The Reclamation of Trust

We need a radical reclamation of trust. We need to admit that 47 pages of documentation cannot replace the gut instinct of a person who has spent 17 years in the field. This doesn’t mean abandoning safety or standards; it means stripping away the performance. It means asking, ‘Does this piece of paper actually make the result better, or does it just make us feel safer?’ Most of the time, it’s the latter. We are addicted to the feeling of being covered. We would rather fail with a full paper trail than succeed with a handshake, because if we succeed with a handshake, no one can track the ‘process’ for the next quarterly review.

Compliant

Work Done

(But not the best work)

We have traded the weight of responsibility for the volume of records.

As Marcus finally puts down the stylus, his hand is cramped. He has finished the ‘Proof of Work’ phase of his morning. He’ll get the job done, but it won’t be his best work. It will be ‘compliant’ work. And in the modern economy, that seems to be all we’re willing to pay for.

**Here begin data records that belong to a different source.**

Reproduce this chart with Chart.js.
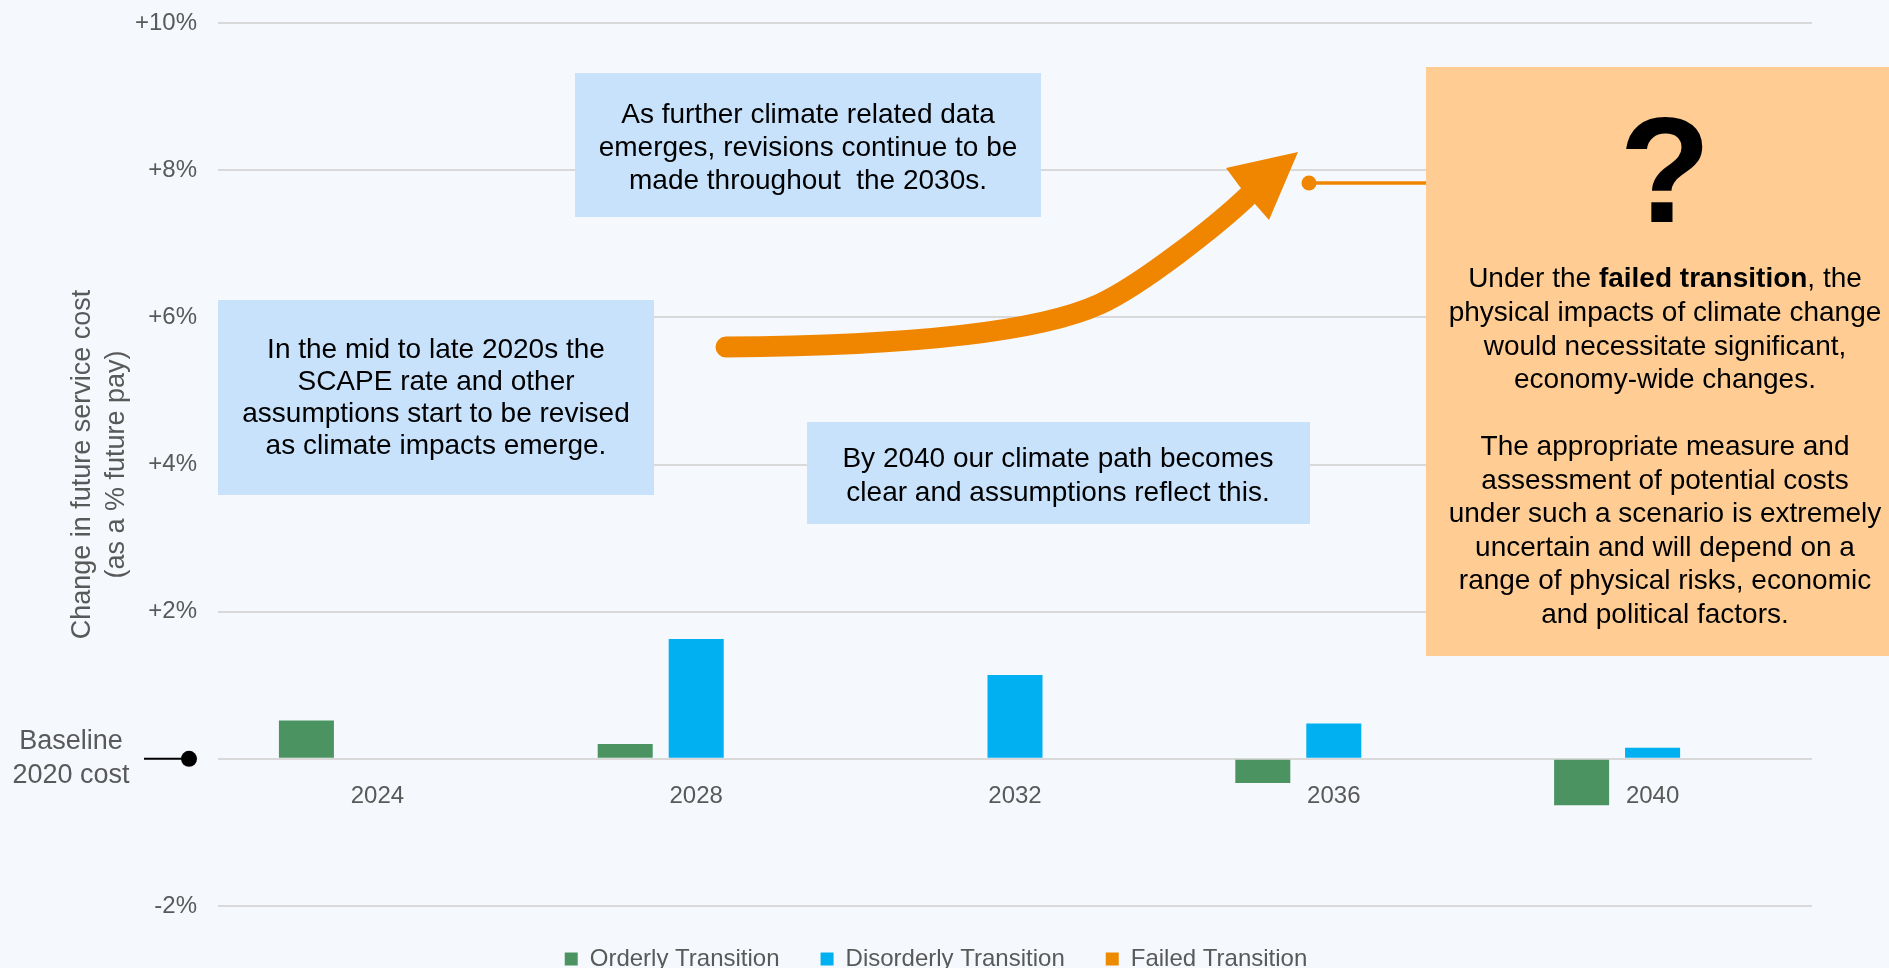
<!DOCTYPE html>
<html>
<head>
<meta charset="utf-8">
<title>Future service cost – climate scenarios</title>
<script src="https://cdn.jsdelivr.net/npm/chart.js@4.4.1/dist/chart.umd.min.js"></script>
<style>
  html, body { margin: 0; padding: 0; background: #F5F9FD; }
  #wrap { width: 1889px; height: 968px; position: relative; }
</style>
</head>
<body>
<div id="wrap"><canvas id="costChart"></canvas></div>
<script>
// ===== DATA =====
const years = ['2024', '2028', '2032', '2036', '2040'];
const orderly = [0.52, 0.2, 0, -0.33, -0.63];
const disorderly = [0, 1.63, 1.14, 0.48, 0.15];
const failed = [null, null, null, null, null];
const yMin = -2, yMax = 10, yStep = 2;

const GREY = '#595959';
const ORANGE = '#F08600';
const FONT = "'Liberation Sans', Arial, sans-serif";

// ===== ANNOTATIONS (boxes, arrow, baseline marker) =====
function textLines(ctx, lines, cx, y0, gap) {
  lines.forEach((l, i) => ctx.fillText(l, cx, y0 + i * gap));
}

const notes = {
  id: 'notes',
  afterDraw(chart) {
    const ctx = chart.ctx;
    const y0 = chart.scales.y.getPixelForValue(0);
    ctx.save();

    // baseline marker on the left
    ctx.fillStyle = GREY;
    ctx.font = '27px ' + FONT;
    ctx.textAlign = 'center';
    ctx.textBaseline = 'middle';
    ctx.fillText('Baseline', 71, y0 - 17);
    ctx.fillText('2020 cost', 71, y0 + 17);
    ctx.strokeStyle = '#000';
    ctx.lineWidth = 2;
    ctx.beginPath();
    ctx.moveTo(144, y0);
    ctx.lineTo(189, y0);
    ctx.stroke();
    ctx.fillStyle = '#000';
    ctx.beginPath();
    ctx.arc(189, y0, 8, 0, Math.PI * 2);
    ctx.fill();

    // blue note boxes
    ctx.fillStyle = '#C8E2FC';
    ctx.fillRect(575, 73, 466, 144);
    ctx.fillRect(218, 300, 436, 195);
    ctx.fillRect(807, 422, 503, 102);

    ctx.fillStyle = '#000';
    ctx.font = '28px ' + FONT;
    ctx.textBaseline = 'alphabetic';
    textLines(ctx, ['As further climate related data',
      'emerges, revisions continue to be',
      'made throughout  the 2030s.'], 808, 123, 33);
    textLines(ctx, ['In the mid to late 2020s the',
      'SCAPE rate and other',
      'assumptions start to be revised',
      'as climate impacts emerge.'], 436, 358, 32);
    textLines(ctx, ['By 2040 our climate path becomes',
      'clear and assumptions reflect this.'], 1058, 467, 34);

    // orange arrow: two joined bezier segments, then the head
    ctx.strokeStyle = ORANGE;
    ctx.fillStyle = ORANGE;
    ctx.lineWidth = 21;
    ctx.lineCap = 'round';
    ctx.lineJoin = 'round';
    ctx.beginPath();
    ctx.moveTo(726, 347);
    ctx.bezierCurveTo(870, 346, 1027, 337.5, 1100, 304);
    ctx.bezierCurveTo(1141, 285, 1216.6, 226, 1249, 195);
    ctx.stroke();
    ctx.beginPath();
    ctx.moveTo(1298, 152);
    ctx.lineTo(1269, 220);
    ctx.lineTo(1255, 204);
    ctx.lineTo(1240, 187);
    ctx.lineTo(1226, 168);
    ctx.closePath();
    ctx.fill();

    // connector to the failed-transition box
    ctx.lineWidth = 3.5;
    ctx.lineCap = 'butt';
    ctx.beginPath();
    ctx.moveTo(1309, 183);
    ctx.lineTo(1430, 183);
    ctx.stroke();
    ctx.beginPath();
    ctx.arc(1309, 183, 7.5, 0, Math.PI * 2);
    ctx.fill();

    // failed transition box
    ctx.fillStyle = '#FFCD94';
    ctx.fillRect(1426, 67, 480, 589);
    ctx.fillStyle = '#000';
    ctx.textAlign = 'center';
    ctx.font = 'bold 150px ' + FONT;
    ctx.fillText('?', 1665, 222);

    const cx = 1665;
    const parts = [['Under the ', ''], ['failed transition', 'bold '], [', the', '']];
    let total = 0;
    parts.forEach(p => { ctx.font = p[1] + '28px ' + FONT; p.push(ctx.measureText(p[0]).width); total += p[2]; });
    let x = cx - total / 2;
    ctx.textAlign = 'left';
    parts.forEach(p => { ctx.font = p[1] + '28px ' + FONT; ctx.fillText(p[0], x, 287); x += p[2]; });

    ctx.textAlign = 'center';
    ctx.font = '28px ' + FONT;
    textLines(ctx, ['physical impacts of climate change',
      'would necessitate significant,',
      'economy-wide changes.'], cx, 321, 33.6);
    textLines(ctx, ['The appropriate measure and',
      'assessment of potential costs',
      'under such a scenario is extremely',
      'uncertain and will depend on a',
      'range of physical risks, economic',
      'and political factors.'], cx, 455, 33.6);

    ctx.restore();
  }
};

// ===== CHART =====
const ctx = document.getElementById('costChart').getContext('2d');
new Chart(ctx, {
  type: 'bar',
  data: {
    labels: years,
    datasets: [
      { label: 'Orderly Transition', data: orderly, backgroundColor: '#4B9462' },
      { label: 'Disorderly Transition', data: disorderly, backgroundColor: '#00B0F0' },
      { label: 'Failed Transition', data: failed, backgroundColor: '#ED8B00' }
    ]
  },
  options: {
    responsive: true,
    maintainAspectRatio: false,
    animation: false,
    categoryPercentage: 0.668,
    barPercentage: 0.775,
    layout: { padding: { top: 23, right: 77, bottom: -13, left: 60 } },
    font: { family: FONT },
    plugins: {
      tooltip: { enabled: false },
      legend: {
        position: 'bottom',
        labels: {
          color: GREY,
          font: { family: FONT, size: 24 },
          boxWidth: 13,
          boxHeight: 13,
          padding: 41
        }
      }
    },
    scales: {
      x: {
        position: { y: 0 },
        grid: { display: false },
        border: { display: false },
        ticks: { color: GREY, font: { family: FONT, size: 24 }, padding: 15 }
      },
      y: {
        min: yMin,
        max: yMax,
        border: { display: false },
        grid: { color: '#D9D9D9', lineWidth: 2, drawTicks: false },
        ticks: {
          stepSize: yStep,
          color: GREY,
          font: { family: FONT, size: 24 },
          padding: 21,
          callback: v => v > 0 ? '+' + v + '%' : (v < 0 ? v + '%' : '')
        },
        title: {
          display: true,
          text: ['Change in future service cost', '(as a % future pay)'],
          color: GREY,
          font: { family: FONT, size: 27, lineHeight: 1.24 },
          padding: { top: 6, bottom: 2 }
        },
        // tick padding is counted twice by Chart.js; pin the axis width and top/bottom padding
        afterFit: s => { s.width = 158; s.paddingTop = 14; s.paddingBottom = 14; }
      }
    }
  },
  plugins: [notes]
});
</script>
</body>
</html>
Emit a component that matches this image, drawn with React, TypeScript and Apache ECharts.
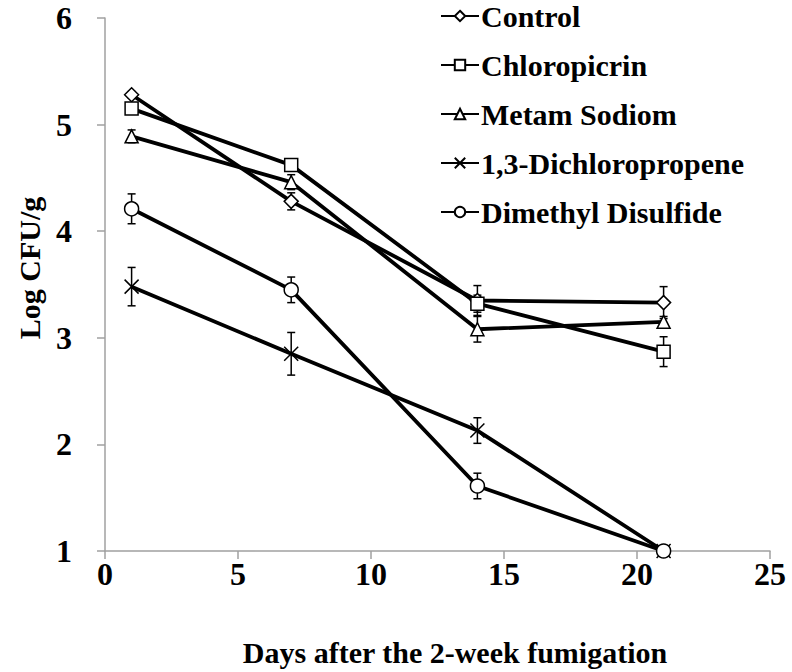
import React, { useEffect, useRef } from "react";
import * as echarts from "echarts";

const days = [1, 7, 14, 21];
const seriesNames = ["Control", "Chloropicrin", "Metam Sodiom", "1,3-Dichloropropene", "Dimethyl Disulfide"];
const control = [5.28, 4.28, 3.35, 3.33];
const controlErr = [0.03, 0.08, 0.14, 0.15];
const chloropicrin = [5.15, 4.62, 3.32, 2.87];
const chloropicrinErr = [0.03, 0.03, 0.08, 0.14];
const metam = [4.89, 4.46, 3.08, 3.15];
const metamErr = [0.06, 0.07, 0.12, 0.05];
const dichloropropene = [3.48, 2.85, 2.13, 1.0];
const dichloropropeneErr = [0.18, 0.2, 0.12, 0];
const dmds = [4.21, 3.45, 1.61, 1.0];
const dmdsErr = [0.14, 0.12, 0.12, 0];
const xTicks = [0, 5, 10, 15, 20, 25];
const yTicks = [1, 2, 3, 4, 5, 6];

const FONT = '"Liberation Serif", "Times New Roman", serif';

export default function App() {
  const ref = useRef<HTMLDivElement>(null);
  useEffect(() => {
    if (!ref.current) return;
    const chart = echarts.init(ref.current, undefined, { renderer: "svg" });
    const values = [control, chloropicrin, metam, dichloropropene, dmds];
    const errs = [controlErr, chloropicrinErr, metamErr, dichloropropeneErr, dmdsErr];
    const symbols = ["diamond", "rect", "triangle", "path://M0,0L10,10M10,0L0,10", "circle"];
    const sizes = [14, 13, 13, 14, 14];

    const lineSeries = values.map((v, i) => ({
      name: seriesNames[i],
      type: "line",
      data: days.map((d, j) => [d, v[j]]),
      symbol: symbols[i],
      symbolSize: sizes[i],
      showAllSymbol: true,
      color: "#000",
      lineStyle: { color: "#000", width: 3.8 },
      itemStyle: { color: "#fff", borderColor: "#000", borderWidth: 1.5 },
      z: 3,
    }));

    const errData: number[][] = [];
    values.forEach((v, i) => {
      days.forEach((d, j) => {
        if (errs[i][j] > 0) errData.push([d, v[j], errs[i][j]]);
      });
    });

    const errSeries = {
      type: "custom",
      data: errData,
      z: 2,
      silent: true,
      renderItem: (params: any, api: any) => {
        const x = api.value(0);
        const y = api.value(1);
        const e = api.value(2);
        const t = api.coord([x, y + e]);
        const b = api.coord([x, y - e]);
        const w = 4;
        const st = { stroke: "#000", lineWidth: 1.5 };
        return {
          type: "group",
          children: [
            { type: "line", shape: { x1: t[0], y1: t[1], x2: b[0], y2: b[1] }, style: st },
            { type: "line", shape: { x1: t[0] - w, y1: t[1], x2: t[0] + w, y2: t[1] }, style: st },
            { type: "line", shape: { x1: b[0] - w, y1: b[1], x2: b[0] + w, y2: b[1] }, style: st },
          ],
        };
      },
    };

    const labelStyle = { fontFamily: FONT, fontWeight: "bold", fontSize: 30, color: "#000" };
    const tickStyle = { fontFamily: FONT, fontWeight: "bold", fontSize: 32, color: "#000" };

    chart.setOption({
      animation: false,
      backgroundColor: "#fff",
      grid: { left: 105, right: 22, top: 18, bottom: 121, containLabel: false },
      xAxis: {
        type: "value",
        min: xTicks[0],
        max: xTicks[xTicks.length - 1],
        interval: 5,
        axisLine: { lineStyle: { color: "#a0a0a0", width: 1.5 } },
        axisTick: { show: true, inside: false, length: 8, lineStyle: { color: "#a0a0a0", width: 1.5 } },
        splitLine: { show: false },
        axisLabel: { ...tickStyle, margin: 7 },
      },
      yAxis: {
        type: "value",
        min: yTicks[0],
        max: yTicks[yTicks.length - 1],
        interval: 1,
        axisLine: { show: true, lineStyle: { color: "#a0a0a0", width: 1.5 } },
        axisTick: { show: true, inside: false, length: 8, lineStyle: { color: "#a0a0a0", width: 1.5 } },
        splitLine: { show: false },
        axisLabel: { ...tickStyle, margin: 33 },
      },
      legend: {
        data: seriesNames,
        orient: "vertical",
        left: 435,
        top: -4,
        itemWidth: 38,
        itemHeight: 13,
        itemGap: 19,
        textStyle: { ...labelStyle, lineHeight: 30, padding: [0, 0, 0, -3] },
      },
      graphic: [
        {
          type: "text",
          x: 29,
          y: 268,
          rotation: Math.PI / 2,
          style: {
            text: "Log CFU/g",
            fontFamily: FONT,
            fontWeight: "bold",
            fontSize: 30,
            fill: "#000",
            align: "center",
            verticalAlign: "middle",
          },
        },
        {
          type: "text",
          x: 455,
          y: 652,
          style: {
            text: "Days after the 2-week fumigation",
            fontFamily: FONT,
            fontWeight: "bold",
            fontSize: 30,
            fill: "#000",
            align: "center",
            verticalAlign: "middle",
          },
        },
      ],
      series: [errSeries, ...lineSeries],
    });
    return () => chart.dispose();
  }, []);
  return <div ref={ref} style={{ width: 792, height: 672, position: "absolute", left: 0, top: 0 }} />;
}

Maybe the solution is just letting the experts be experts again. Let the engineers engineer. Let the curators curate. Because eventually, the shadow bureaucracy will grow so large that there won’t be anyone left to actually do the work that needs documenting. We’ll just be a planet of auditors, staring at empty labs and perfectly filled-out forms, wondering why nothing is being built anymore.

The friction remains: the constant performance required to justify the existence of genuine creation.